Components used are as per given in circuit. PWM frequency is 50KHz & max duty is 80%. Gate voltage observed is always >10v.
the IR2110 high side driver simply isn't capable of providing enough drive current to drive all of these MOSFETS in parallel. Each mosfet has an input (gate) capacitance of typically 7000pF at turn on with the 10R gate resistance (ignoring the diode) the required input current is initially > 6A - the IR2110 is only rated for 2A - you will be getting a very slow turn on of the MOSFET's, hence lots of heat. Try one IR2110 per MOSFET
The short answer to why are the high side FETs heating up (as already given by I Chodera) is switching loss due to insufficient gate drive. But, let's use some Baby Math to give a rough analysis of what that means.
Gate Drive:
Not only are the high side FETs hot, but the IR2110 should be pretty toasty too, driving all those FETs. Power lost in the gate circuit, and that will be mostly in the IR2110, is:
\$P_{\text{Gate}}\$ = \$V_{\text{drv}} f_{\text{pwm}} Q_g\$ = (12V)(50kHz)(6)(150nC) ~ 0.5W
Since the thermal resistance of the IR2110 is ~ 100C/W, it will have a temperature rise above ambient of ~50C. Let's say ambient is 50C, so that junction temp is 100C. Who cares? Well, \$R_o\$ (output resistance) of the IR2110 is ~8Ohms at 25C, but it is a MOS device, so resistances at 100C are about 1.5 times those at 25C. With a heat elevated \$R_o\$ of ~12Ohms (plus about 3Ohms of additional gate circuit resistance), the IR2110 will not be driving as hard as you think.
Switching Loss:
Most of the switching action in a topology like this takes place while the gate drive processes the Miller plateau charge (\$Q_{\text{mp}}\$). Normally the rising and falling times (\$\tau \$) are different, but here they will be equal (and later combined, 2 \$\tau \$) because, Baby Math. So, the FETs switching time is going to be:
\$\tau \$ ~ \$\frac{2 R_g Q_{\text{mp}}}{V_{\text{drv}}}\$ = \$\frac{2 \text{(15 Ohms)(6)(75 nC)}}{\text{10V}}\$ ~ 1.4uSec
For the loss calculation, peak inductor current will be used as a simplification.
\$P_{\text{sw}}\$ = \$I_{\text{pk} } \tau V_{\text{ds}} f_{\text{pwm}}\$ = \$\text{(24V)} \text{(9A)} \text{(1.4uSec)} \text{(50kHz)}\$ ~ 15W
From the equations you can see that reducing the loss could be accomplished by:
If 100W is all the power to be processed, it makes no sense to have 6 parallel power modulators. One would do.

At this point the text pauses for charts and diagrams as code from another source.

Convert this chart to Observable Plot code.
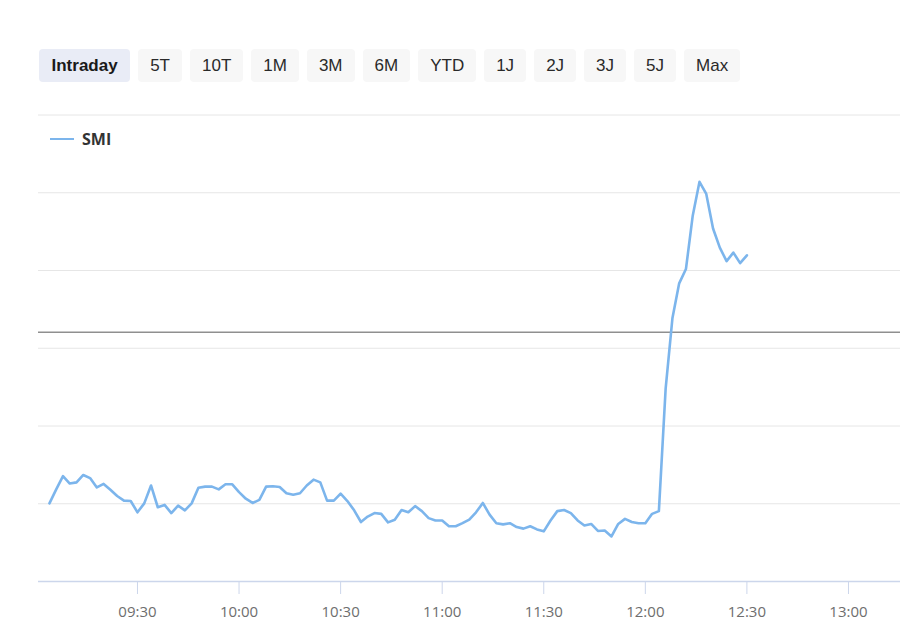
<!DOCTYPE html>
<html>
<head>
<meta charset="utf-8">
<script src="https://cdn.jsdelivr.net/npm/d3@7"></script>
<script src="https://cdn.jsdelivr.net/npm/@observablehq/plot@0.6"></script>
<style>
  html, body { margin: 0; padding: 0; background: #fff; }
  #wrap { position: relative; width: 900px; height: 640px; overflow: hidden; }
  #buttons { height: 100px; box-sizing: border-box; padding: 49px 0 0 39px; display: flex; gap: 8px; align-items: flex-start; }
  .btn { height: 33px; line-height: 33px; padding: 0 12px; border-radius: 4px; background: #f7f7f7;
         font-family: "Liberation Sans", Arial, sans-serif; font-size: 17px; color: #2a2a2a; white-space: nowrap; }
  .btn.active { background: #e9ecf6; color: #1a1a1a; font-weight: bold; padding: 0 12.5px; }
  #legend { position: absolute; left: 50px; top: 128px; display: flex; align-items: center; gap: 8px;
            font-family: "Open Sans", sans-serif; font-weight: bold; font-size: 16px; color: #333; }
  #legend .swatch { width: 24px; height: 2.5px; background: #7cb5ec; }
</style>
</head>
<body>
<div id="wrap">
  <div id="buttons"></div>
  <div id="chart"></div>
  <div id="legend"><span class="swatch"></span><span id="legendLabel"></span></div>
</div>
<script>
// ---- data ----
const rangeButtons = ["Intraday", "5T", "10T", "1M", "3M", "6M", "YTD", "1J", "2J", "3J", "5J", "Max"];
const activeButton = "Intraday";
const seriesName = "SMI";
const startTime = "09:04";     // first quote
const stepMinutes = 2;         // quote interval
const smiValues = [
  11880.1, 11883.7, 11887.1, 11885.2, 11885.5, 11887.4, 11886.6, 11884.2, 11885.1, 11883.6,
  11882.0, 11880.8, 11880.7, 11877.8, 11880.1, 11884.7, 11879.1, 11879.7, 11877.6, 11879.5,
  11878.3, 11880.1, 11884.1, 11884.4, 11884.4, 11883.7, 11885.0, 11885.0, 11883.0, 11881.3,
  11880.2, 11881.0, 11884.4, 11884.5, 11884.3, 11882.7, 11882.3, 11882.7, 11884.7, 11886.2,
  11885.5, 11880.8, 11880.8, 11882.6, 11880.7, 11878.3, 11875.3, 11876.7, 11877.6, 11877.4,
  11875.2, 11875.9, 11878.4, 11877.8, 11879.4, 11878.1, 11876.3, 11875.7, 11875.7, 11874.2,
  11874.2, 11875.0, 11875.9, 11877.8, 11880.2, 11877.2, 11875.0, 11874.7, 11875.0, 11874.0,
  11873.6, 11874.2, 11873.4, 11872.9, 11875.7, 11878.1, 11878.4, 11877.6, 11875.7, 11874.4,
  11874.8, 11873.0, 11873.1, 11871.6, 11874.8, 11876.1, 11875.3, 11875.0, 11875.0, 11877.4,
  11878.1, 11909.6, 11927.7, 11936.7, 11940.4, 11954.1, 11962.8, 11959.7, 11950.8, 11945.9,
  11942.4, 11944.6, 11941.9, 11943.9
];
const previousClose = 11924.1;
const xTickLabels = ["09:30", "10:00", "10:30", "11:00", "11:30", "12:00", "12:30", "13:00"];
const xDomainLabels = ["09:00:46", "13:15:22"];
const yGridValues = [11880, 11900, 11920, 11940, 11960, 11980];
const yDomain = [11860, 11980];

// ---- helpers ----
const toDate = (s) => {
  const [h, m, sec] = s.split(":").map(Number);
  return new Date(Date.UTC(2024, 0, 2, h, m, sec || 0));
};
const t0 = toDate(startTime);
const data = smiValues.map((v, i) => ({ time: new Date(+t0 + i * stepMinutes * 60000), value: v }));

// ---- buttons ----
const bwrap = document.getElementById("buttons");
for (const b of rangeButtons) {
  const el = document.createElement("div");
  el.className = "btn" + (b === activeButton ? " active" : "");
  el.textContent = b;
  bwrap.appendChild(el);
}
document.getElementById("legendLabel").textContent = seriesName;

// ---- chart ----
const chart = Plot.plot({
  width: 900,
  height: 540,
  marginTop: 14.5,
  marginBottom: 59,
  marginLeft: 38,
  marginRight: 0,
  style: { fontFamily: "'Open Sans', sans-serif", fontSize: "15px", background: "transparent" },
  x: { type: "utc", domain: xDomainLabels.map(toDate) },
  y: { domain: yDomain, axis: null },
  marks: [
    Plot.gridY(yGridValues, { stroke: "#e6e6e6", strokeOpacity: 1, strokeWidth: 1 }),
    Plot.ruleY([yDomain[0]], { stroke: "#ccd6eb", strokeWidth: 1.5 }),
    Plot.ruleY([previousClose], { stroke: "#8f8f8f", strokeWidth: 1.5 }),
    Plot.axisX(xTickLabels.map(toDate), {
      tickSize: 13, tickPadding: 12, stroke: "#ccd6eb", strokeOpacity: 1,
      fill: "#6e6e6e", tickFormat: d3.utcFormat("%H:%M"), label: null
    }),
    Plot.line(data, { x: "time", y: "value", stroke: "#7cb5ec", strokeWidth: 2.6, strokeLinejoin: "round" })
  ]
});
document.getElementById("chart").appendChild(chart);
</script>
</body>
</html>
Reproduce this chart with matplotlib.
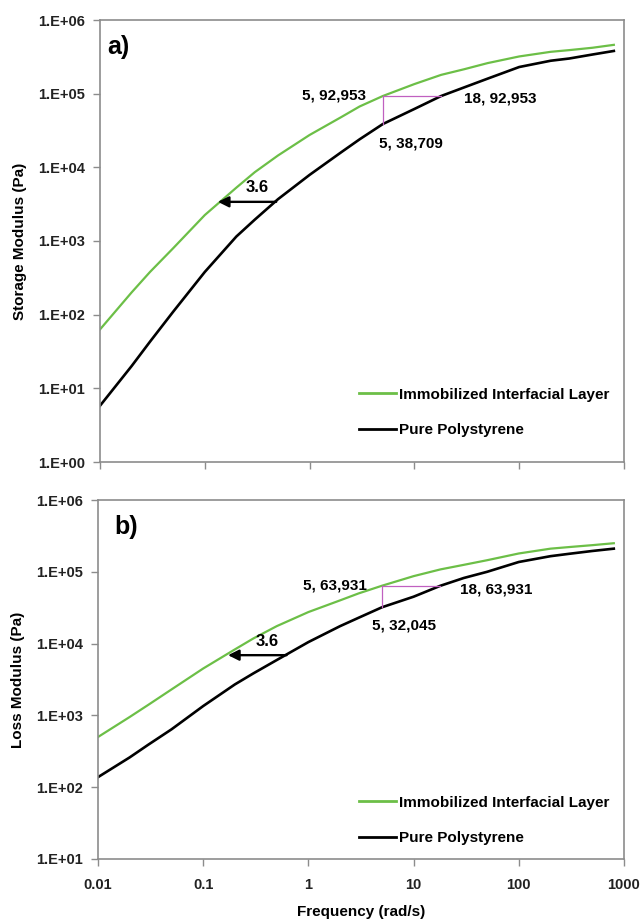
import numpy as np
import matplotlib
matplotlib.use("Agg")
import matplotlib.pyplot as plt
from matplotlib.ticker import FixedLocator, FixedFormatter, NullLocator

plt.rcParams['font.family'] = ['Liberation Sans', 'DejaVu Sans']
plt.rcParams['font.weight'] = 'bold'

# ---- data ----
freq = [0.01, 0.02, 0.03, 0.05, 0.1, 0.2, 0.3, 0.5, 1, 2, 3, 5, 10, 18,
        30, 50, 100, 200, 300, 500, 800]

storage_interfacial = [63, 200, 380, 800, 2250, 5300, 8600, 14500, 27500,
                       48000, 67000, 92953, 135000, 180000, 215000, 260000,
                       320000, 370000, 390000, 420000, 460000]
storage_pure = [5.8, 20, 43, 110, 380, 1150, 1950, 3700, 7900, 16000, 24000,
                38709, 62000, 92953, 122000, 160000, 230000, 280000, 300000,
                340000, 380000]

loss_interfacial = [500, 950, 1400, 2300, 4500, 8300, 11800, 17500, 27500,
                    40000, 50000, 63931, 87000, 108000, 125000, 145000,
                    180000, 210000, 221000, 235000, 250000]
loss_pure = [138, 260, 390, 640, 1350, 2700, 3850, 5900, 10500, 17500, 22900,
             32045, 45000, 63931, 82000, 100000, 137000, 165000, 178000,
             195000, 210000]

series_names = ["Immobilized Interfacial Layer", "Pure Polystyrene"]
x_ticks = [0.01, 0.1, 1, 10, 100, 1000]
x_ticklabels = ["0.01", "0.1", "1", "10", "100", "1000"]

# annotations (shift factor, arrow levels)
shift_label = "3.6"
shift_factor = 3.6
storage_arrow = dict(y=3400, x_tail=0.48)
loss_arrow = dict(y=6900, x_tail=0.62)
storage_marks = dict(x1=5, x2=18, g=92953, p=38709,
                     labels=["5, 92,953", "18, 92,953", "5, 38,709"])
loss_marks = dict(x1=5, x2=18, g=63931, p=32045,
                  labels=["5, 63,931", "18, 63,931", "5, 32,045"])

GREEN = "#6cbf47"
GRAY = "#8c8c8c"
MAGENTA = "#c060c0"

fig = plt.figure(figsize=(6.42, 9.19), dpi=100)
ax1 = fig.add_axes([100/642, 1-462/919, 524/642, 442/919])
ax2 = fig.add_axes([98/642, 1-859/919, 526/642, 359/919])


def style(ax, ymin, ymax, show_xlabels):
    ax.set_xscale('log')
    ax.set_yscale('log')
    ax.set_xlim(0.01, 1000)
    ax.set_ylim(ymin, ymax)
    ax.xaxis.set_major_locator(FixedLocator(x_ticks))
    ax.xaxis.set_minor_locator(NullLocator())
    if show_xlabels:
        ax.xaxis.set_major_formatter(FixedFormatter(x_ticklabels))
    else:
        ax.xaxis.set_major_formatter(FixedFormatter([""] * len(x_ticks)))
    exps = list(range(int(np.log10(ymin)), int(np.log10(ymax)) + 1))
    ax.yaxis.set_major_locator(FixedLocator([10.0 ** e for e in exps]))
    ax.yaxis.set_major_formatter(FixedFormatter(["1.E%+03d" % e for e in exps]))
    ax.yaxis.set_minor_locator(NullLocator())
    for s in ax.spines.values():
        s.set_color(GRAY)
        s.set_linewidth(1.2)
    ax.tick_params(axis='both', which='major', direction='out', length=5,
                   width=1.0, color=GRAY, labelsize=10.5)
    ax.tick_params(axis='y', pad=6)
    ax.tick_params(axis='x', pad=9)
    for lab in ax.get_xticklabels() + ax.get_yticklabels():
        lab.set_fontweight('bold')
        lab.set_color('#222222')


def draw(ax, g, p, arrow, marks, offsets, text_off):
    ax.plot(freq, g, color=GREEN, lw=1.6, label=series_names[0])
    ax.plot(freq, p, color='black', lw=1.9, label=series_names[1])
    # shift arrow
    xt = arrow['x_tail']
    xh = xt / shift_factor
    ax.annotate("", xy=(xh, arrow['y']), xytext=(xt, arrow['y']),
                arrowprops=dict(arrowstyle='-|>', color='black', lw=1.7,
                                mutation_scale=16, shrinkA=0, shrinkB=0))
    ax.annotate(shift_label, xy=(np.sqrt(xt * xh), arrow['y']),
                xytext=text_off, textcoords='offset points',
                ha='center', va='center', fontsize=12, fontweight='bold')
    # magenta triangle
    ax.plot([marks['x1'], marks['x1']], [marks['p'], marks['g']],
            color=MAGENTA, lw=0.9)
    ax.plot([marks['x1'], marks['x2']], [marks['g'], marks['g']],
            color=MAGENTA, lw=0.9)
    l1, l2, l3 = marks['labels']
    o1, o2, o3 = offsets
    ax.annotate(l1, xy=(marks['x1'], marks['g']), xytext=o1,
                textcoords='offset points', ha='right', va='center',
                fontsize=11, fontweight='bold')
    ax.annotate(l2, xy=(marks['x2'], marks['g']), xytext=o2,
                textcoords='offset points', ha='left', va='center',
                fontsize=11, fontweight='bold')
    ax.annotate(l3, xy=(marks['x1'], marks['p']), xytext=o3,
                textcoords='offset points', ha='left', va='center',
                fontsize=11, fontweight='bold')


style(ax1, 1, 1e6, False)
style(ax2, 10, 1e6, True)

draw(ax1, storage_interfacial, storage_pure, storage_arrow, storage_marks,
     [(-12, 0.5), (16.5, -2), (-3, -14)], (7, 10))
draw(ax2, loss_interfacial, loss_pure, loss_arrow, loss_marks,
     [(-11, 0.5), (14, -3), (-7, -13)], (7, 10))

ax1.text(0.013, 0.966, "a)", transform=ax1.transAxes, fontsize=18,
         fontweight='bold', va='top', ha='left')
ax2.text(0.032, 0.958, "b)", transform=ax2.transAxes, fontsize=18,
         fontweight='bold', va='top', ha='left')

ax1.set_ylabel("Storage Modulus (Pa)", fontsize=11, fontweight='bold', labelpad=8)
ax2.set_ylabel("Loss Modulus (Pa)", fontsize=11, fontweight='bold', labelpad=8)
ax2.set_xlabel("Frequency (rad/s)", fontsize=11, fontweight='bold', labelpad=9)

for ax, yanchor in ((ax1, 25/442), (ax2, 14/359)):
    leg = ax.legend(loc='lower right', bbox_to_anchor=(1 - 15/524, yanchor),
                    frameon=False, fontsize=11, borderpad=0, borderaxespad=0,
                    handlelength=2.4, handletextpad=0.2, labelspacing=1.4)
    for t in leg.get_texts():
        t.set_fontweight('bold')
    for h in leg.get_lines():
        h.set_linewidth(2.0)

fig.savefig("out.png", dpi=100, facecolor='white')
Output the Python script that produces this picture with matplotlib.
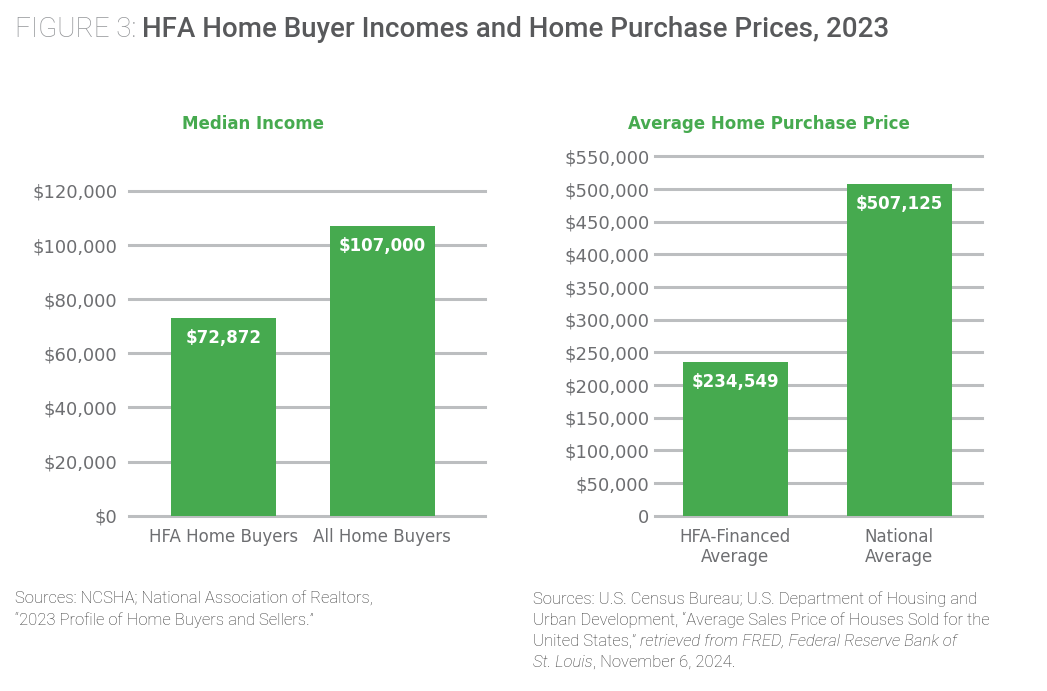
import numpy as np
import matplotlib.pyplot as plt
from matplotlib.text import Annotation

# data
income_labels = ['HFA Home Buyers', 'All Home Buyers']
income_values = [72872, 107000]
income_ticks = np.arange(0, 120001, 20000)

price_labels = ['HFA-Financed\nAverage', 'National\nAverage']
price_values = [234549, 507125]
price_ticks = np.arange(0, 550001, 50000)

GREEN = '#46AA4F'
GRID = '#BCBEC0'
GRAY = '#6D6E71'
plt.rcParams['font.family'] = ['DejaVu Sans']

fig = plt.figure(figsize=(10.47, 6.91), dpi=100)
ax1 = fig.add_axes([0.1232, 0.2537, 0.340, 0.470])
ax2 = fig.add_axes([0.6256, 0.2537, 0.312, 0.520])


def style_axes(ax, ticks, ticklabels, pad):
    ax.set_ylim(0, ticks[-1])
    ax.set_yticks(ticks)
    ax.set_yticklabels(ticklabels)
    for s in ax.spines.values():
        s.set_visible(False)
    ax.tick_params(length=0, labelsize=13, labelcolor=GRAY)
    ax.tick_params(axis='y', pad=pad)
    ax.tick_params(axis='x', pad=9, labelsize=12)
    ax.grid(axis='y', color=GRID, linewidth=2.2)
    ax.set_axisbelow(True)
    for ln in ax.get_ygridlines():
        ln.set_clip_on(False)


def draw_bars(ax, labels, values, width):
    x = np.arange(len(values))
    ax.bar(x, values, width=width, color=GREEN)
    ax.set_xticks(x)
    ax.set_xticklabels(labels, linespacing=1.15)
    for i, v in enumerate(values):
        ax.annotate('${:,}'.format(v), xy=(i, v), xytext=(0, -14),
                    textcoords='offset points', ha='center', va='center',
                    color='white', fontsize=12, fontweight='bold')


draw_bars(ax1, income_labels, income_values, 0.66)
style_axes(ax1, income_ticks, ['${:,}'.format(t) for t in income_ticks], 8.5)
ax1.set_xlim(-0.594, 1.645)

draw_bars(ax2, price_labels, price_values, 0.64)
style_axes(ax2, price_ticks,
           ['0' if t == 0 else '${:,}'.format(t) for t in price_ticks], 4)
ax2.set_xlim(-0.489, 1.502)

fig.text(253 / 1047, 1 - 124 / 691, 'Median Income', color=GREEN,
         fontsize=12, fontweight='bold', ha='center', va='center')
fig.text(769 / 1047, 1 - 124 / 691, 'Average Home Purchase Price', color=GREEN,
         fontsize=12, fontweight='bold', ha='center', va='center')

# title: light "FIGURE 3:" followed by the heavier title text
t1 = fig.text(15 / 1047, 1 - 37 / 691, 'FIGURE 3:', color='#939598',
              fontsize=20, family=['Roboto', 'DejaVu Sans'], fontweight='light',
              va='baseline')
fig.add_artist(Annotation('HFA Home Buyer Incomes and Home Purchase Prices, 2023',
                          xy=(1, 0), xycoords=t1, xytext=(4, 0),
                          textcoords='offset points', va='bottom',
                          color='#58595B', fontsize=20,
                          family=['Roboto', 'DejaVu Sans'], fontweight='medium'))


def source_line(x, y, parts):
    prev = None
    for txt, italic, gap in parts:
        kw = dict(color='#333333', fontsize=12, family=['Roboto', 'DejaVu Sans'],
                  fontweight='light', style='italic' if italic else 'normal')
        if prev is None:
            prev = fig.text(x / 1047, 1 - y / 691, txt, va='baseline', **kw)
        else:
            prev = fig.add_artist(Annotation(txt, xy=(1, 0), xycoords=prev,
                                             xytext=(gap, 0),
                                             textcoords='offset points',
                                             va='bottom', **kw))


source_line(15, 604, [('Sources: NCSHA; National Association of Realtors,', False, 0)])
source_line(15, 625, [('\u201c2023 Profile of Home Buyers and Sellers.\u201d', False, 0)])

source_line(533, 604, [('Sources: U.S. Census Bureau; U.S. Department of Housing and', False, 0)])
source_line(533, 625, [('Urban Development, \u201cAverage Sales Price of Houses Sold for the', False, 0)])
source_line(533, 646, [('United States,\u201d', False, 0),
                       ('retrieved from FRED, Federal Reserve Bank of', True, 3)])
source_line(533, 667, [('St. Louis', True, 0), (', November 6, 2024.', False, 0)])

fig.savefig('out.png', dpi=100)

A good reference for loss in Synchronous Bucks is Fairchild AN6005.
Upgrade the drive circuit using a single bjt or cmos totem pole to avoid multiple IR2110 shoot thru error. The gate drive MUST be dimensioned to provide +/-20V at 5A, at 200KHz. Redimension gate resistors within +/-20% to align switching times using a scope. Anything serious can't go wrong, and this is a >5KW power processor. Alternatively, a you can make this a six phase buck converter by using six IR2110, that should be the easiest way since you're using a microcontroller, period.